- Born: 28 January 1987 (age 39) Samkhel, Muslim Bagh, Killa Saifullah, Balochistan, Pakistan
- Political party: Pashtunkhwa Milli Awami Party
- Movement: Pashtun Tahafuz Movement
- Parent(s): Ghulam Siddiq Kakar (father)

Member of the Provincial Assembly of Balochistan
- In office 29 May 2013 – 31 May 2018
- Constituency: Reserved seat for women

= Arfa Siddiq =

Pakistani politician

Arfa Siddiq Kakar (عارفه صدیق کاکړه, عارفہ صدیق کاکڑ; born 28 January 1987), also spelled Arifa Siddique, is a Pakistani politician and human rights activist from the town of Muslim Bagh in northern Balochistan, Pakistan. She is a supporter of the Pashtun Tahafuz Movement (PTM). From 2013 to 2018, she was a member of the Provincial Assembly of Balochistan as a candidate from the Pashtunkhwa Milli Awami Party (PkMAP). She hails from the Kakar tribe of Pashtuns.

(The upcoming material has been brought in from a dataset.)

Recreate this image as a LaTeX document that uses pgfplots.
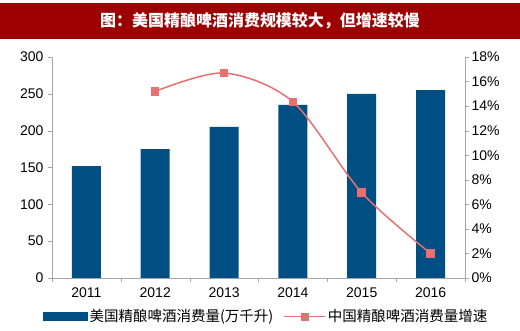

==Early life and education==
Siddiq was born on 28 January 1987 in Muslim Bagh in the Killa Saifullah District of Balochistan, Pakistan. She has done Bachelor of Science in Information Technology and Master of Arts in Political Science.

==Political career==
Siddiq was elected to the Provincial Assembly of Balochistan as a candidate of PkMAP on a reserved seat for women in the 2013 Pakistani general election.

==Detention in Loralai==
On 9 February 2020, just before PTM's public gathering in Loralai to mark the first death anniversary of Arman Loni, security forces arrested Arfa Siddiq, Wranga Loni, Sanna Ejaz, and other female PTM activists as they headed to the gathering site. The security forces released them, however, when political activists gathered outside the police station to protest for them.